35 yıllık bir inşaat firmasında çalıştıktan sonra 2009’da enerjisi yüksek bir aile şirketi olan Aksan Grup ile tanıştığımda farklı bir şeyler olacağını hissetmiştim. Alışageldiğimiz betonarme yapılar yerine hafif çelik yapılardı konumuz. İşler yeni gelişmekte olan ülkelerde olduğundan doğru bilgi uzaklarda ve sistemsizlik içindeydi.
ERP ile tanışmam, 2010’da saatler süren tanıtım toplantısında “Bu ERP işi mümkün değil, olmaz” diyerek söylenmemle başladı. 17 yıllık kariyer düzenimi bozacak herhangi bir sistemin hiç de zamanı değildi. İlk toplantıda beyin fırtınasının içinde savrulurken kullanım esnasında kim bilir nasıl doğal afetler bizi beklemekte idi. Hızla büyüme hedefleri koyan şirket, kendisini neler beklediğini kestiremediğinden bu süreci hem istiyor hem istemiyordu. Kısaca, herkesin inançla ve inatla devam etmesi gerekiyordu. Tek başına alınan kararlardan çok katılım, görüşleri dikte etmekten çok ikna, rekabetçilikten çok işbirliğinin hakim olduğunu genç kadro ile çalışmanın getirdiği dinamizmi kontrol altında tutmak da ayrı zorluktu. Laf aramızda ERP kardelen çiçeği gibi direndi, ayakta kaldı ve departmanların vazgeçilmezi oldu.

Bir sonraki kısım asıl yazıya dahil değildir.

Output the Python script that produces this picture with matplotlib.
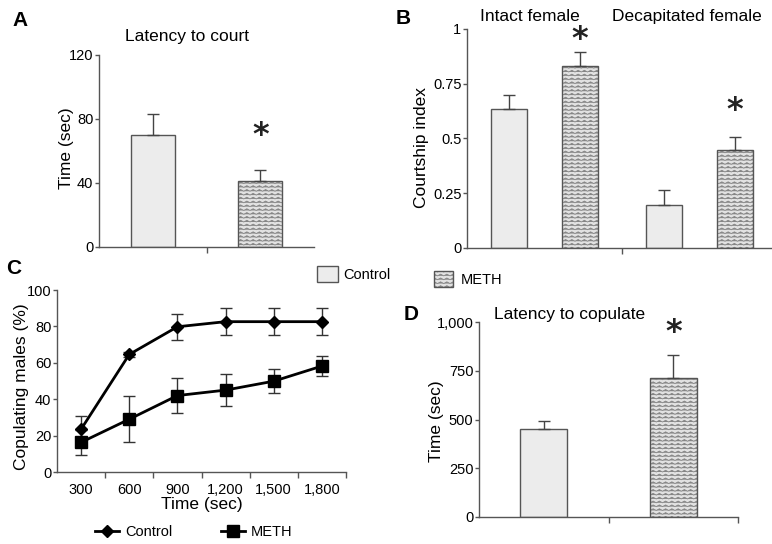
import warnings
warnings.filterwarnings("ignore")
import matplotlib
matplotlib.use("Agg")
import matplotlib.pyplot as plt
import matplotlib.hatch as mhatch
from matplotlib.path import Path
from matplotlib.patches import Patch
from matplotlib.lines import Line2D
from matplotlib.legend_handler import HandlerTuple
import numpy as np

plt.rcParams['font.family'] = ['Liberation Sans', 'DejaVu Sans']
plt.rcParams['hatch.linewidth'] = 0.6

# ---------------- data ----------------
a_groups = ['Control', 'METH']
a_means = [70, 41]
a_err = [13, 7]

b_groups = ['Intact female', 'Decapitated female']
b_control = [0.635, 0.198]
b_control_err = [0.065, 0.068]
b_meth = [0.83, 0.447]
b_meth_err = [0.066, 0.06]

c_times = ['300', '600', '900', '1,200', '1,500', '1,800']
c_control = [23.5, 64.6, 79.8, 82.6, 82.6, 82.6]
c_control_err = [7, 1.2, 7, 7.3, 7.3, 7.3]
c_meth = [16.3, 29, 42, 45, 49.9, 58.2]
c_meth_err = [7, 12.5, 9.5, 9, 6.7, 5.3]

d_groups = ['Control', 'METH']
d_means = [453, 712]
d_err = [37, 120]

# ---------------- wave hatch ----------------
class WaveHatch(mhatch.HatchPatternBase):
    def __init__(self, hatch, density):
        n = hatch.count('~')
        self.num_lines = 26 if n else 0
        self.periods = 16
        self.pts = self.periods * 2 + 1
        self.num_vertices = self.num_lines * self.pts

    def set_vertices_and_codes(self, vertices, codes):
        ys = (np.arange(self.num_lines) + 0.5) / self.num_lines
        xs = np.linspace(0, 1, self.pts)
        amp = 0.22 / self.num_lines
        offs = np.where(np.arange(self.pts) % 2 == 0, -amp, amp)
        for i, y in enumerate(ys):
            s = slice(i * self.pts, (i + 1) * self.pts)
            vertices[s, 0] = xs
            vertices[s, 1] = y + offs
            codes[s] = Path.LINETO
            codes[i * self.pts] = Path.MOVETO

mhatch._hatch_types.append(WaveHatch)

CTRL_FC = '#ececec'
METH_FC = '#e2e2e2'
WAVE_C = '#858585'
EDGE = '#555555'
AX_C = '#555555'
TICK_FS = 10.5
LAB_FS = 12.5

fig = plt.figure(figsize=(7.72, 5.44), dpi=100)
W, H = 772, 544

def px_axes(l, r, t, b):
    return fig.add_axes([l / W, 1 - b / H, (r - l) / W, (b - t) / H])

def style(ax):
    for s in ['top', 'right']:
        ax.spines[s].set_visible(False)
    for s in ['left', 'bottom']:
        ax.spines[s].set_color(AX_C)
        ax.spines[s].set_linewidth(1.0)
    ax.tick_params(axis='y', direction='out', length=3, width=1, color=AX_C,
                   pad=1, labelsize=TICK_FS)
    ax.tick_params(axis='x', which='major', length=0, labelsize=TICK_FS)
    ax.tick_params(axis='x', which='minor', direction='out', length=4,
                   width=1, color=AX_C)

def star(ax, x, y):
    ax.text(x, y, '*', ha='center', va='center', fontsize=23,
            fontweight='bold', color='#222222', family='DejaVu Sans')

def wave_bars(ax, x, h, width):
    ax.bar(x, h, width=width, color=METH_FC, edgecolor=WAVE_C,
           linewidth=0, hatch='~')
    ax.bar(x, h, width=width, fill=False, edgecolor=EDGE, linewidth=1.0)

ekw = dict(ecolor='#444444', elinewidth=1.0, capsize=4, capthick=1.0)

# ---------------- Panel A ----------------
axA = px_axes(99, 314, 55, 247)
style(axA)
xa = np.arange(len(a_groups))
axA.bar(xa[:1], a_means[:1], width=0.41, color=CTRL_FC, edgecolor=EDGE,
        linewidth=1.0)
wave_bars(axA, xa[1:], a_means[1:], 0.41)
axA.errorbar(xa, a_means, yerr=[[0] * len(a_err), a_err], fmt='none', **ekw)
axA.set_xlim(-0.5, 1.5)
axA.set_ylim(0, 120)
axA.set_yticks([0, 40, 80, 120])
axA.set_xticks([])
axA.set_xticks([0.5], minor=True)
axA.set_ylabel('Time (sec)', fontsize=LAB_FS)
axA.yaxis.set_label_coords((74 - 99) / 215, 0.516)
axA.text(0.41, 1.094, 'Latency to court', transform=axA.transAxes,
         ha='center', va='center', fontsize=LAB_FS)
star(axA, 1, 70)

# ---------------- Panel B ----------------
axB = px_axes(467, 777, 29, 248)
style(axB)
xb = np.arange(len(b_groups))
off, bw = 0.226, 0.232
axB.bar(xb - off, b_control, width=bw, color=CTRL_FC, edgecolor=EDGE,
        linewidth=1.0)
wave_bars(axB, xb + off, b_meth, bw)
axB.errorbar(xb - off, b_control, yerr=[[0, 0], b_control_err], fmt='none', **ekw)
axB.errorbar(xb + off, b_meth, yerr=[[0, 0], b_meth_err], fmt='none', **ekw)
axB.set_xlim(-0.5, 1.5)
axB.set_ylim(0, 1)
axB.set_yticks([0, 0.25, 0.5, 0.75, 1])
axB.set_yticklabels(['0', '0.25', '0.5', '0.75', '1'])
axB.set_xticks([])
axB.set_xticks([0.5], minor=True)
axB.set_ylabel('Courtship index', fontsize=LAB_FS)
axB.yaxis.set_label_coords((429 - 467) / 310, 0.46)
for xg, g in zip([-0.094, 0.919], b_groups):
    axB.text(xg, 1.055, g, transform=axB.get_xaxis_transform(),
             ha='center', va='center', fontsize=LAB_FS)
star(axB, 0 + off, 0.95)
star(axB, 1 + off, 0.63)

# ---------------- Panel C ----------------
axC = px_axes(57, 346, 290, 472)
style(axC)
xc = np.arange(len(c_times))
axC.errorbar(xc, c_control, yerr=c_control_err, color='black', lw=2,
             marker='D', markersize=6, ecolor='#333333', elinewidth=1,
             capsize=4, capthick=1, label='Control')
axC.errorbar(xc, c_meth, yerr=c_meth_err, color='black', lw=2,
             marker='s', markersize=8, ecolor='#333333', elinewidth=1,
             capsize=4, capthick=1, label='METH')
axC.set_xlim(-0.5, len(c_times) - 0.5)
axC.set_ylim(0, 100)
axC.set_yticks([0, 20, 40, 60, 80, 100])
axC.set_xticks(xc)
axC.set_xticklabels(c_times)
axC.set_xticks(np.arange(len(c_times)) + 0.5, minor=True)
axC.tick_params(axis='x', which='major', pad=8)
axC.set_xlabel('Time (sec)', fontsize=LAB_FS, labelpad=0)
axC.set_ylabel('Copulating males (%)', fontsize=LAB_FS)
axC.yaxis.set_label_coords((29 - 57) / 289, 0.47)

hC1 = Line2D([], [], color='black', lw=2, marker='D', markersize=6)
hC2 = Line2D([], [], color='black', lw=2, marker='s', markersize=8)
fig.legend([hC1], ['Control'], loc='center left', frameon=False,
           bbox_to_anchor=(88 / W, 1 - 532 / H), borderpad=0,
           handlelength=1.6, handletextpad=0.45, fontsize=TICK_FS)
fig.legend([hC2], ['METH'], loc='center left', frameon=False,
           bbox_to_anchor=(214 / W, 1 - 532 / H), borderpad=0,
           handlelength=1.6, handletextpad=0.45, fontsize=TICK_FS)

# ---------------- middle legend ----------------
fig.legend([Patch(facecolor=CTRL_FC, edgecolor=EDGE)], ['Control'],
           loc='center left', frameon=False,
           bbox_to_anchor=(310 / W, 1 - 274 / H), borderpad=0,
           handlelength=1.4, handleheight=1.4, handletextpad=0.4,
           fontsize=TICK_FS)
meth_handle = (Patch(facecolor=METH_FC, edgecolor=WAVE_C, hatch='~', lw=0),
               Patch(fill=False, edgecolor=EDGE))
fig.legend([meth_handle], ['METH'], loc='center left', frameon=False,
           handler_map={tuple: HandlerTuple(ndivide=1)},
           bbox_to_anchor=(427 / W, 1 - 279 / H), borderpad=0,
           handlelength=1.25, handleheight=1.25, handletextpad=0.55,
           fontsize=TICK_FS)

# ---------------- Panel D ----------------
axD = px_axes(479, 738, 322, 517)
style(axD)
xd = np.arange(len(d_groups))
axD.bar(xd[:1], d_means[:1], width=0.36, color=CTRL_FC, edgecolor=EDGE,
        linewidth=1.0)
wave_bars(axD, xd[1:], d_means[1:], 0.36)
axD.errorbar(xd, d_means, yerr=[[0] * len(d_err), d_err], fmt='none', **ekw)
axD.set_xlim(-0.5, 1.5)
axD.set_ylim(0, 1000)
axD.set_yticks([0, 250, 500, 750, 1000])
axD.set_yticklabels(['0', '250', '500', '750', '1,000'])
axD.set_xticks([])
axD.set_xticks([0.5, 1.5], minor=True)
axD.set_ylabel('Time (sec)', fontsize=LAB_FS)
axD.yaxis.set_label_coords((444 - 479) / 259, 0.49)
axD.text(0.35, 1.036, 'Latency to copulate', transform=axD.transAxes,
         ha='center', va='center', fontsize=LAB_FS)
star(axD, 1, 945)

# ---------------- panel letters ----------------
for lab, x, y in [('A', 20, 20), ('B', 403, 18), ('C', 14, 268), ('D', 411, 315)]:
    fig.text(x / W, 1 - y / H, lab, fontsize=15, fontweight='bold',
             ha='center', va='center')

fig.savefig('out.png', dpi=100)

Yaptığını kayıt altına alabilmesi, analitik düşünce ile pratik çözümler kazanması ve geriye dönük arşiv oluşturulabilmesine hizmet eden ERP ile çalışıyor olmaktan hep mutlu oldum. Bunun için tek kuralım mentor olmaktı. Şirkette koçluk yapan yöneticiler zaten mevcuttu. ERP modüllerini firmaya adapte etmeye çalıştığım sürede mentorluk yaparak seçenek gösterme, soyut düşünceyi geliştirme ve yönlendirme ile iş hayatını zaafları dâhil her şeyiyle paylaşmanın başarıyı getireceğine inandım ve inandırdım. Farklı departmanların bilgilerini tek bir disiplin altında tüm birimlere yetkileri dahilinde paylaşıma açan, ezber bozan ERP ile daha da güçlü olduk. Farkımız Hız, Yöntemimiz Yüksek İş Temposu, Hedefimiz Kurumsallaşma diyorsanız kolay gelsin der ve ERP’li günler dilerim.